> [Rows from a dataset of charts and code]:
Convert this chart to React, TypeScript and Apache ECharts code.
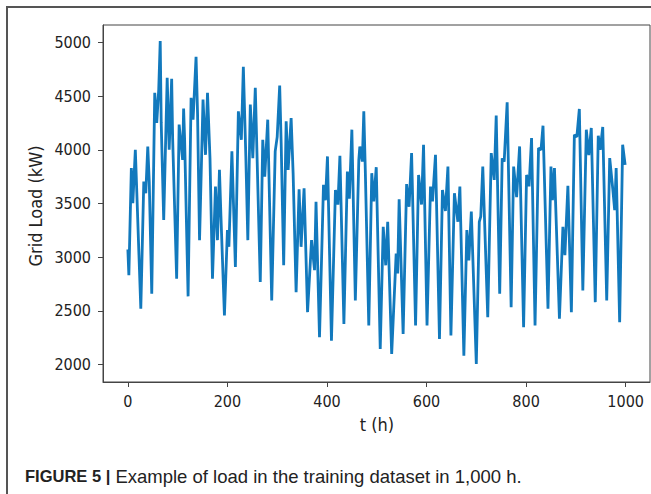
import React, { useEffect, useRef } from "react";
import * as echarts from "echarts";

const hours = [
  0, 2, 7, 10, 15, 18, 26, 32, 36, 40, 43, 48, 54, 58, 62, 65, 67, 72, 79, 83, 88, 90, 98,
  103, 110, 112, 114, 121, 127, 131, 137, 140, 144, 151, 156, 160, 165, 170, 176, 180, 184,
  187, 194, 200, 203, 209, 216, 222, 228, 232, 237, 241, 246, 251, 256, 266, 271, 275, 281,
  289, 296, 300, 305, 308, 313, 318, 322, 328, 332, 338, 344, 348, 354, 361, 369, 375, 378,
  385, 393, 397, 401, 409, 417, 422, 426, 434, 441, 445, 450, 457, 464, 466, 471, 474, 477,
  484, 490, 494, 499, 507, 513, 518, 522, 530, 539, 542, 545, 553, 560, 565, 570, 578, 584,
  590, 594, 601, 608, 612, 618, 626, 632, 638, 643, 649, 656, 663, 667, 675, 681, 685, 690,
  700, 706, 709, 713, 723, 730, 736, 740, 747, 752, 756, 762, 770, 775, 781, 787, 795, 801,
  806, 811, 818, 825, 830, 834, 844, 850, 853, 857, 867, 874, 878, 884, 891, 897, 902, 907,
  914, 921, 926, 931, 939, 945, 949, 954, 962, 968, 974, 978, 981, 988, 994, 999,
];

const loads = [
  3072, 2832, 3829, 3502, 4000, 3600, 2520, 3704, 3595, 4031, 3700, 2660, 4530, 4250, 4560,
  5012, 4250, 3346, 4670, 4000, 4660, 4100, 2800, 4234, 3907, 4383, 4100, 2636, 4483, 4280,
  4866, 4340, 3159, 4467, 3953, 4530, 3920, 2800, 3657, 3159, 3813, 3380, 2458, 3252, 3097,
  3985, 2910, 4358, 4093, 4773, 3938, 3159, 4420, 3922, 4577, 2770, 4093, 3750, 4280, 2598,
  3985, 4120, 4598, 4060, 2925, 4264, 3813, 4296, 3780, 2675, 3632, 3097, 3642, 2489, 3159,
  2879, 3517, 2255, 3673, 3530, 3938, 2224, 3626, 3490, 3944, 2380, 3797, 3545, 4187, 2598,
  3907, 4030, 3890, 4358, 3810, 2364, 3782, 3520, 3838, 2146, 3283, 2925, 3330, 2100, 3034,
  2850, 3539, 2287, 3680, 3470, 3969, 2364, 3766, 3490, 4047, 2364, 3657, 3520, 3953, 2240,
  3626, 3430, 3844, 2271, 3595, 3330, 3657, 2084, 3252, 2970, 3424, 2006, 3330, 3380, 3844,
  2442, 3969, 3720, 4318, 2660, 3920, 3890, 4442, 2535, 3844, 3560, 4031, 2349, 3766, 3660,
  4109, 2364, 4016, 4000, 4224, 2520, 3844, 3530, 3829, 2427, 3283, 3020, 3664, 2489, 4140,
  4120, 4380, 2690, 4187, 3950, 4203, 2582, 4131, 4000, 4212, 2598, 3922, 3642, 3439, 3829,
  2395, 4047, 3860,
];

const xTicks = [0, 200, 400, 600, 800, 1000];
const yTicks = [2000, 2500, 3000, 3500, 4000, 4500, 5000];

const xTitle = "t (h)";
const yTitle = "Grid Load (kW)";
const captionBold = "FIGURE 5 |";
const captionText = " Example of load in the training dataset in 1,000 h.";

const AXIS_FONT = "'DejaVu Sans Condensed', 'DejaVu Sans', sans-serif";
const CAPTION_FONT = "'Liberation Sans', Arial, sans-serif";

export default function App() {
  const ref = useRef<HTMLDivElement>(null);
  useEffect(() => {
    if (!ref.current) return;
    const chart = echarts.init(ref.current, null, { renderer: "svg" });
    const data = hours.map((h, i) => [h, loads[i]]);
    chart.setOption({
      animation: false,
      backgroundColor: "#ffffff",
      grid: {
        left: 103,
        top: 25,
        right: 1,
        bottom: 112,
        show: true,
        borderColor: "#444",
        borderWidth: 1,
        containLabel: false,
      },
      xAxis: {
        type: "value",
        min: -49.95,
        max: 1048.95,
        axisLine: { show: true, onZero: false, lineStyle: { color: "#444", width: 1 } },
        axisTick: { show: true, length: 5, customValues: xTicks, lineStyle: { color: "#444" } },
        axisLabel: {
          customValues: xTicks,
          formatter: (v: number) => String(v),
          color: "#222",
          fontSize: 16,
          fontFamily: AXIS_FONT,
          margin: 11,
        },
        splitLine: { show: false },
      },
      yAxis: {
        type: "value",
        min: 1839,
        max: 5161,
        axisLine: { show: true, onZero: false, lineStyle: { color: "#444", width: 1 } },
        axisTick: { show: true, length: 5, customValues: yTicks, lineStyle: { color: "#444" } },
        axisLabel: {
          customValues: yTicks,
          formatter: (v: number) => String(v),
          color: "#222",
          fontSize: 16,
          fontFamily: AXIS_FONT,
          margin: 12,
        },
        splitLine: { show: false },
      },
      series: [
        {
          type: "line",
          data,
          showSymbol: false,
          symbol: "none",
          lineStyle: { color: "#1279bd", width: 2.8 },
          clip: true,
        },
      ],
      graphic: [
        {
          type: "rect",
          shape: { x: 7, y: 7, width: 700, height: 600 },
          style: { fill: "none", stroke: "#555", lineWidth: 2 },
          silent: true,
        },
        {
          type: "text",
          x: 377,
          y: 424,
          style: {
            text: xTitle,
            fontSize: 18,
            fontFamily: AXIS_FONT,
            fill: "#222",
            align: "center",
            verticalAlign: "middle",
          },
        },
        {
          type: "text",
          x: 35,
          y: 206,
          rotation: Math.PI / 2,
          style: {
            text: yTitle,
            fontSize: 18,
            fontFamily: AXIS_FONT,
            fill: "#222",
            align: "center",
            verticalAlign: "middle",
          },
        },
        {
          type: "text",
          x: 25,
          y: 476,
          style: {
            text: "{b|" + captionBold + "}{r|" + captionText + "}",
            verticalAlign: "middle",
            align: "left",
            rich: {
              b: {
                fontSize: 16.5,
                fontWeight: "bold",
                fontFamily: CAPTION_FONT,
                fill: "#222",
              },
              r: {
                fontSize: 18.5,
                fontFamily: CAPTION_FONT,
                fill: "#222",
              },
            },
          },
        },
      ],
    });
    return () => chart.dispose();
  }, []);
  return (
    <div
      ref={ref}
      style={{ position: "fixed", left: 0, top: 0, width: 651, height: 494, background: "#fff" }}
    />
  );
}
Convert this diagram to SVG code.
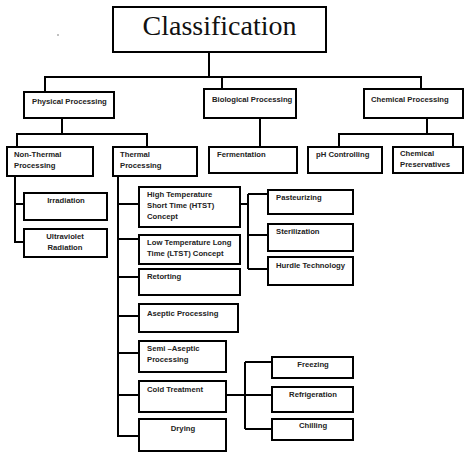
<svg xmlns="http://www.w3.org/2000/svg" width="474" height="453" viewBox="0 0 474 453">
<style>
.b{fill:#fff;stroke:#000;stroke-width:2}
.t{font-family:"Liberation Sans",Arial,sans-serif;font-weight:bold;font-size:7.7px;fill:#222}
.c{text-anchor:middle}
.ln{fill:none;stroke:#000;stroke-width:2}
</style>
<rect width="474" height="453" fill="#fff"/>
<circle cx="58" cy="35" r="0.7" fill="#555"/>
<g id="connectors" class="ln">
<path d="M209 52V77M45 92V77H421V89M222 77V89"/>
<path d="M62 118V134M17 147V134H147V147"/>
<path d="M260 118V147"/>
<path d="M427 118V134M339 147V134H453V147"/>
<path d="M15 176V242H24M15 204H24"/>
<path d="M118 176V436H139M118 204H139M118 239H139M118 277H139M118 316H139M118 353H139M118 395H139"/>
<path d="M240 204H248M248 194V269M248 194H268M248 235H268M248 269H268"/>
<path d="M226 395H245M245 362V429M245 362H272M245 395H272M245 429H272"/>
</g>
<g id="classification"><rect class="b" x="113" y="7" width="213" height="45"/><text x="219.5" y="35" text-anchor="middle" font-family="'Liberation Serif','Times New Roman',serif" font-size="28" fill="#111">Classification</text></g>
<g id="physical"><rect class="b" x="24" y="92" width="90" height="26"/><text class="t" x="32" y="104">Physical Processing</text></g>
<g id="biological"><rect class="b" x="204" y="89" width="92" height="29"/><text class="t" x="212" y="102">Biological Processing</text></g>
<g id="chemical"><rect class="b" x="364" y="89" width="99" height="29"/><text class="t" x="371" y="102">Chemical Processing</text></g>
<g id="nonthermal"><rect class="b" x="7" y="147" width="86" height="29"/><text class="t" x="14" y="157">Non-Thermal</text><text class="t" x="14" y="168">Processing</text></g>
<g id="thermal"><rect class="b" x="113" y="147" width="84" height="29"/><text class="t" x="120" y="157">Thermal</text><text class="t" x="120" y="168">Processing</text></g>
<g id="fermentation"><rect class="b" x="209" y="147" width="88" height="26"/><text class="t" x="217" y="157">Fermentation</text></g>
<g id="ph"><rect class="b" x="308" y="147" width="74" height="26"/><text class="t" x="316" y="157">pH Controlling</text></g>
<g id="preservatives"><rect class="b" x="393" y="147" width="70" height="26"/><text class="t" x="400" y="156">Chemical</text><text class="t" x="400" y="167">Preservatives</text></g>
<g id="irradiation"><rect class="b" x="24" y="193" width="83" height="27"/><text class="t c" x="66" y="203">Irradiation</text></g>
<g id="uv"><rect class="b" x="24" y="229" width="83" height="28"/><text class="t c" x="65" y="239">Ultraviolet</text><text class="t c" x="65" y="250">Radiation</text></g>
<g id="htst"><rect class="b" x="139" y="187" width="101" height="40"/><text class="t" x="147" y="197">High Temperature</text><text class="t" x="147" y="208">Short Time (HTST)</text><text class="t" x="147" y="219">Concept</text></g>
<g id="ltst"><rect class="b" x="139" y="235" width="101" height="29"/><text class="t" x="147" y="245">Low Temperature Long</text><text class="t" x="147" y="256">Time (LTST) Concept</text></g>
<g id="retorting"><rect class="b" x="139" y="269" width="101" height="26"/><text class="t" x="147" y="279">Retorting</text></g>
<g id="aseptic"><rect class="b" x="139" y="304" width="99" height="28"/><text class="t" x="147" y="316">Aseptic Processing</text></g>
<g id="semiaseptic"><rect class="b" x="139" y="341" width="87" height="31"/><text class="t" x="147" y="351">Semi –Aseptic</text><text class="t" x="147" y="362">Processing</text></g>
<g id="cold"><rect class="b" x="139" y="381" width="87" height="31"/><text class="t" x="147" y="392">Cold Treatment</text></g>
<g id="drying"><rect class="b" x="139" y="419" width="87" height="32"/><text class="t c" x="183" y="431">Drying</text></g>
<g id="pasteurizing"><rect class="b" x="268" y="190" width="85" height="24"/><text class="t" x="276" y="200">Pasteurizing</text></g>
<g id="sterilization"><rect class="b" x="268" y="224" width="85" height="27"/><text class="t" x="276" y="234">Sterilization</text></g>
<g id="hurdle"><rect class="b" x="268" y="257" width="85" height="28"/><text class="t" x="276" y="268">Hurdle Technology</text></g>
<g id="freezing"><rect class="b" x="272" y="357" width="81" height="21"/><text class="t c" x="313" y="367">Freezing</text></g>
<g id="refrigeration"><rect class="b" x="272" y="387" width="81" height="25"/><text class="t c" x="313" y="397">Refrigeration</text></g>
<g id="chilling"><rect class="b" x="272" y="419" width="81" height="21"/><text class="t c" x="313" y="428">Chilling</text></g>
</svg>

> [Given problem]: Everything from the first line of the entries through the line that contains "import * as" is to be reproduced exactly, except the pictures.

> [Task answer]:
Convert this chart to React, TypeScript and Apache ECharts code.
import React, { useEffect, useRef } from "react";
import * as echarts from "echarts";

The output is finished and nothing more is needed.